Even if he never took another snap as a Jayhawk (worst-case scenario for KU fans), his career is already one of the best in Kansas history. After just two years he sits No. 12 all time in rushing yards (just 53 yards behind Jake Sharp and 59 yards behind Jon Cornish) and his 6.0 yards per carry is fourth amongst backs with more than 100 carries (Laverne Smith, Gale Sayers, and Mark Sanders). Then add it in that he’s on his way to also being a 1,000-yard receiver by the end of his career, and Pooka is an offensive cheat code.
Off-the-field issues put his career in jeopardy last year when he was suspended from the team for seven months during the offseason, and then the first game of the 2019 season, following a domestic battery charge and diversion. He also missed the first game of his career against Nichols State for a “non-disciplinary matter.”

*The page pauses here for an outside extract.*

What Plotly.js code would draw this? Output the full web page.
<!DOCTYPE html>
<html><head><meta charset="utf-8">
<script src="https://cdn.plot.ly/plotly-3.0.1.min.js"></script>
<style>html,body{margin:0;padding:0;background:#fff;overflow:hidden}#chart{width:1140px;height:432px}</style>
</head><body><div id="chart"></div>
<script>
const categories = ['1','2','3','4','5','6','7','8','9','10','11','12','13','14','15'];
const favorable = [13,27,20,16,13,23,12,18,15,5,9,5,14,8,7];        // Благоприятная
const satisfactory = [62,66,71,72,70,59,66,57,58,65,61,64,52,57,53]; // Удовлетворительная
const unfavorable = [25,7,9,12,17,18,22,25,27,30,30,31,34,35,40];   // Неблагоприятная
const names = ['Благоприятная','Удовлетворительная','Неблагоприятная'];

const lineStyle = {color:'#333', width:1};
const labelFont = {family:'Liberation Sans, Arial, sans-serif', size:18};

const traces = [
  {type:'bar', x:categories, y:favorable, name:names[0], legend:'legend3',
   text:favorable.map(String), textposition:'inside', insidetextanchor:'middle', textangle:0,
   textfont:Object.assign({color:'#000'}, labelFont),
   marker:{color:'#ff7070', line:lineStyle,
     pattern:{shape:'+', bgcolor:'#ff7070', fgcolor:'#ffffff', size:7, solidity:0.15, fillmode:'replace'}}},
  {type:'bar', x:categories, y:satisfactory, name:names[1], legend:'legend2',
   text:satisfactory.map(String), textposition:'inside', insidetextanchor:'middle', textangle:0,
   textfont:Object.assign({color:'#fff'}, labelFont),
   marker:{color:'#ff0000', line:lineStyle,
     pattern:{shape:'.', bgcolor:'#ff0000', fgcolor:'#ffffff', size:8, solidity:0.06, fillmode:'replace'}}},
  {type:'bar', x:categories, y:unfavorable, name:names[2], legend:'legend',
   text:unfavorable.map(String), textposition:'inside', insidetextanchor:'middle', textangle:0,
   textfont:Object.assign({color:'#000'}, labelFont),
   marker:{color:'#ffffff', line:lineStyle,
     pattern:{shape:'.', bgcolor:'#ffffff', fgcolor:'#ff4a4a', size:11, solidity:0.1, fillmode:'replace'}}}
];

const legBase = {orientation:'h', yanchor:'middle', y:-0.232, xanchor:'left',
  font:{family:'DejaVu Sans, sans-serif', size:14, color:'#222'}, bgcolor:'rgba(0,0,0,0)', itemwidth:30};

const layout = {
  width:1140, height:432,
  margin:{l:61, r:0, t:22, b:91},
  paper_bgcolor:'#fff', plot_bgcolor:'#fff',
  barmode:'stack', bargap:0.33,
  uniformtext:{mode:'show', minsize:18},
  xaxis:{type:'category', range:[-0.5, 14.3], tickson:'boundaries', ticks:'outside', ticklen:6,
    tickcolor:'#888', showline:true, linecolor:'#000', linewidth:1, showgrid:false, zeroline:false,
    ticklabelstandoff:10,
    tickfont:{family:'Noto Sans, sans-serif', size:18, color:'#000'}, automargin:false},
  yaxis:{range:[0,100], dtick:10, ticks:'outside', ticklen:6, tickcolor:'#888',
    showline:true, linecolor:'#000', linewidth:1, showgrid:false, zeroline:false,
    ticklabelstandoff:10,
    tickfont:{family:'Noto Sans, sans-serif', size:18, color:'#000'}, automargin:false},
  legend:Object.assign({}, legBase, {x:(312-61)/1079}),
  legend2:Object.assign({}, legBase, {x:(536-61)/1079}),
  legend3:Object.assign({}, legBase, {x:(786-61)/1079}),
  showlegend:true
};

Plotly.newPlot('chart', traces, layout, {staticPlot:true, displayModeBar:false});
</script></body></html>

Pooka has made the most of his time on the field. He hit the ground running, rushing for 125 and two TDs and 163 and one TD in his first two collegiate games, both averaging more than eight yards a carry.

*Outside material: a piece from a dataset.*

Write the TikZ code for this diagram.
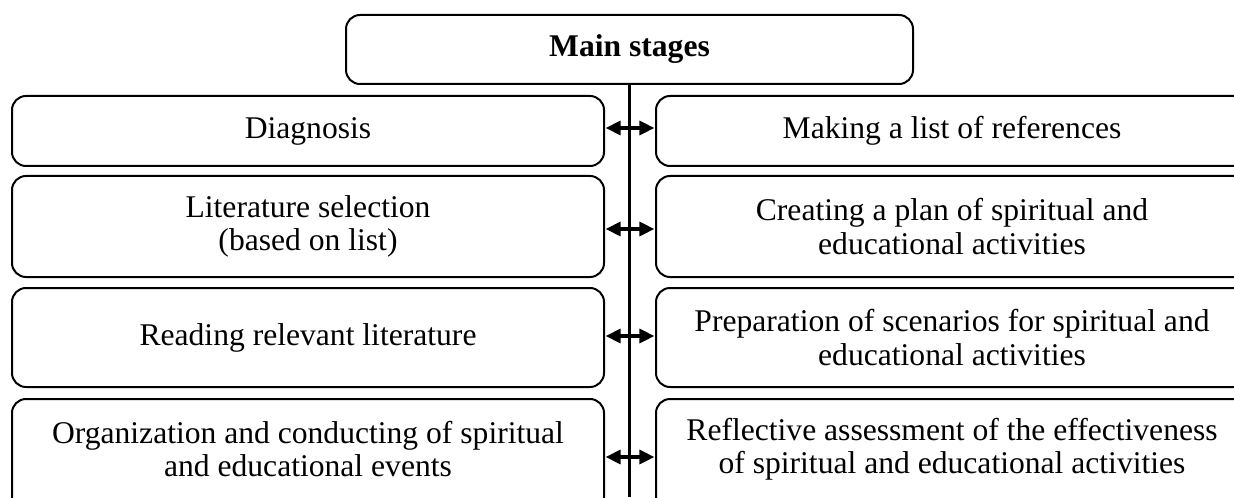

Pooka’s future is uncertain because college football’s future is uncertain. He’s already getting draft buzz—Pro Football Network profiled him as a sleeper in the 2021 draft and CBS Sports had Williams in its top 100 draft picks back in April—and who knows what would happen if there’s no season and he is able to leave for the NFL. But if he stays two more years, there’s a likely chance he leaves as the Jayhawks’ all-time leading rusher. Williams is 1,656 yards away from first place, meaning if he played all 12 games each of the next two years, he would need to average just 69 yards a game. Mike discussed more of Pooka’s chances at history back in June.
Nov. 17, 2018 vs Oklahoma; 15 carries for 252 yards and two rushing TDs, three receptions for 18 yards, one pass completion for nine yards and a TD
Pooka has had some incredible performances (at Texas and at Iowa State last year, against Rutgers in 2018) but his best has to be the Oklahoma game.
It wasn’t just that he rushed for more than 250 yards against the No. 6-ranked team in the country. It’s that it only took him 15 carries. For those doing the math at home, that’s 16.8 yards per carry. Oklahoma’s defense was never perceived to be great, but that is still dominant by any measure.
And when rushing became too easy for Williams, he tried his hand at passing and went 1-1 with a touchdown. Gotta keep things interesting.
YouTube is filled with highlight clips of Pooka changing direction, outrunning defensive backs, and making linebackers look like they’re running on ice trying to tackle him. It doesn’t look like a fun experience for opposing defenses.
It’s also bittersweet for KU’s own defenders who have to go up against him every day in practice, as Joe Dineen pointed out following the 252-yard Oklahoma showcase.
“Obviously practicing against Pooka kind of sucks because he can make you look really stupid and then you go and watch film and see how stupid you really do look,” Dineen said. “But I’m glad he’s a Jayhawk, and like I said, I’m really excited to watch him play and grow over the next couple years.”
No one is immune from the Pooka Magic, but other Kansas defensive players likely share Dineen’s sentiment that he’s glad Williams is on his team.